The brave and the strong meet their problems head-on. You aren’t either of those things. Instead, you decided to be smart and let your problems hit traps, tricks, or other indirect damage you put in their way.

Reward: 1 Class XP

Overwhelming the Odds

You managed to defeat a clearly superior fighting force in battle. Something that should have killed you was killed by you, instead. We don’t care how it happened, we just care that it did. (Repeatable Achievement)

Reward: 2 Class XP

Level Up!

You’ve survived and grown. Enjoy the rewards!

Reward: Class Stat Increase, 2 Assignable Stat Points

Matt didn’t have a lot of time before the next group came through. He needed to clear the area and take what he could. Luckily, that didn’t involve cleaning up the now-bloody Clownrat corpses. The system had made clear that everything he could see was an illusion, and drove it home by slowly fading the dead Clownrats away from existence.

Lacking time to reset the traps, Matt quickly disassembled what he could. He’d set them up in a different area, one that didn’t somehow still stink of death, despite all the evidence of blood and battle evaporating into nothingness.
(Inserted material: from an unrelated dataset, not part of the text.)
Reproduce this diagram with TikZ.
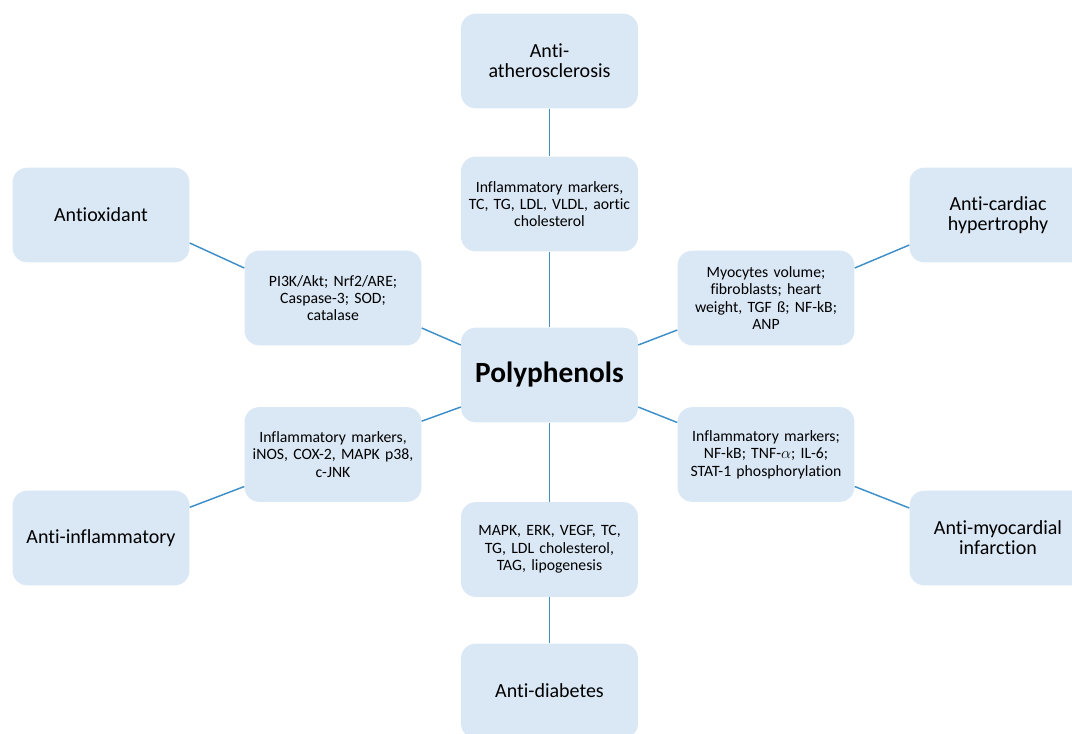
\documentclass[tikz,border=0pt]{standalone}
\usepackage{fontspec}
\setmainfont{Carlito}[Ligatures=NoCommon]
\usetikzlibrary{backgrounds}

\definecolor{boxfill}{RGB}{218,231,245}
\definecolor{linkblue}{RGB}{62,143,200}

\tikzset{
    effect/.style={fill=boxfill, rounded corners=11pt, minimum width=132pt,
        minimum height=71pt, align=center, text width=126pt,
        font=\fontsize{15}{15}\selectfont},
    marker/.style={fill=boxfill, rounded corners=11pt, minimum width=132pt,
        minimum height=71pt, align=center, text width=126pt,
        font=\fontsize{11.8}{13}\selectfont},
    link/.style={draw=linkblue, line width=1.1pt}
}

\begin{document}
\begin{tikzpicture}[x=0.75pt, y=-0.75pt]
                \useasboundingbox (0,0) rectangle (1072,733);

                %%centre
                \node[marker, font=\fontsize{22}{24}\selectfont\bfseries] (poly) at (549.5,375) {Polyphenols};

                %%inner ring
                \node[marker] (athmk) at (549.5,204) {Inflammatory markers,\\ TC, TG, LDL, VLDL, aortic\\ cholesterol};
                \node[marker] (oxmk) at (333,298) {PI3K/Akt; Nrf2/ARE;\\ Caspase-3; SOD;\\ catalase};
                \node[marker] (hypmk) at (766,298) {Myocytes volume;\\ fibroblasts; heart\\ weight, TGF ß; NF-kB;\\ ANP};
                \node[marker] (inflmk) at (333,454.5) {Inflammatory markers,\\ iNOS, COX-2, MAPK p38,\\ c-JNK};
                \node[marker] (infmk) at (766,454.5) {Inflammatory markers;\\ NF-kB; TNF-$\alpha$; IL-6;\\ STAT-1 phosphorylation};
                \node[marker] (diamk) at (549.5,549.5) {MAPK, ERK, VEGF, TC,\\ TG, LDL cholesterol,\\ TAG, lipogenesis};

                %%outer ring
                \node[effect] (ath) at (549.5,61) {Anti-\\ atherosclerosis};
                \node[effect] (ox) at (101,215) {Antioxidant};
                \node[effect] (hyp) at (998,215) {Anti-cardiac\\ hypertrophy};
                \node[effect] (infl) at (101,538) {Anti-inflammatory};
                \node[effect] (inf) at (998,538) {Anti-myocardial\\ infarction};
                \node[effect] (dia) at (549.5,691) {Anti-diabetes};

                %%links up and down
                \draw[link] (ath) -- (athmk);
                \draw[link] (athmk) -- (poly);
                \draw[link] (poly) -- (diamk);
                \draw[link] (diamk) -- (dia);

                %%links left
                \draw[link] ([yshift=-21pt]ox.east) -- ([yshift=22.5pt]oxmk.west);
                \draw[link] ([yshift=-22.5pt]oxmk.east) -- ([yshift=22.5pt]poly.west);
                \draw[link] ([yshift=-24pt]poly.west) -- ([yshift=25pt]inflmk.east);
                \draw[link] ([yshift=-24pt]inflmk.west) -- ([yshift=23pt]infl.east);

                %%links right
                \draw[link] ([yshift=22.5pt]poly.east) -- ([yshift=-24pt]hypmk.west);
                \draw[link] ([yshift=22.5pt]hypmk.east) -- ([yshift=-22.5pt]hyp.west);
                \draw[link] ([yshift=-24pt]poly.east) -- ([yshift=24pt]infmk.west);
                \draw[link] ([yshift=-24pt]infmk.east) -- ([yshift=22.5pt]inf.west);
            \end{tikzpicture}
\end{document}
Once back to safety, Matt considered his status screen. As with his class assignment, it seemed the level up automatically assigned stat points to Survivor’s emphasized stats

Matt Perison
Level 2 Survivor
Class XP: 2/15

HP: 35
MP: N/A
STAM: 20

Assignable Stat Points: 2
STR 5
DEX 7
PER 5
VIT 7
WIS 7
INT 5

Class Skills: Survivor’s Instincts (LV1), Survivor's Combat (LV1), Eat Anything (LV1)

There were no new skills, though Matt was glad to see that his stamina and health had climbed with his vitality. More ability to take hits and flee was vital. The most interesting thing were the two new assignable stat points, presumably free to put anywhere he liked. His first thought was to stick them into vitality. So far, that had been his most useful stat and he hoped that more vitality would also allow him to heal a bit faster. His memories of nearly bleeding out in the woods were still fresh, and anything that shortened the pain sounded like a very good idea.

But before he clicked the plus button next to the stat, he paused and looked at his class skills. So far, Survivor's Instinct had been crucial in helping him in the very literal way the name implied. On the other hand, he wasn't very impressed by Survivor's Combat. Sure, he was a little better with the dagger than he should have been, but when the Clownrats were biting him, he hadn't been able to do much about it. His own attacks also felt only marginally more scary than they would have been back on Earth.

That left two possibilities. Either he had been granted the most underwhelming combat powers ever, or it didn’t have enough to work with. Strength seemed irrelevant here – he wasn’t trying to punt the rats into the woods. This was an issue of seeing what was coming and reacting to it before it got there.

While the rats were pretty quick, Matt could still follow their motions. It was his body that couldn't keep up to dodge the attacks. That meant it wasn't a lack of Perception but rather Dexterity. If he poured both points into Dexterity, there was a chance he’d be able to fight the rats better. There was also a chance it wouldn’t make that big of a difference.

Vitality was a sure-fire bet. In the end, it was a gamble between having the ability take more hits, or between maybe not getting hit at all.

Well, Matt was a gambler. Nothing ventured, nothing gained crossed his mind as he dumped both points into Dexterity. He hoped it wasn't a placebo effect when he noticed that he was moving a little bit faster. Either way, it was time to move back to the path and reset his traps.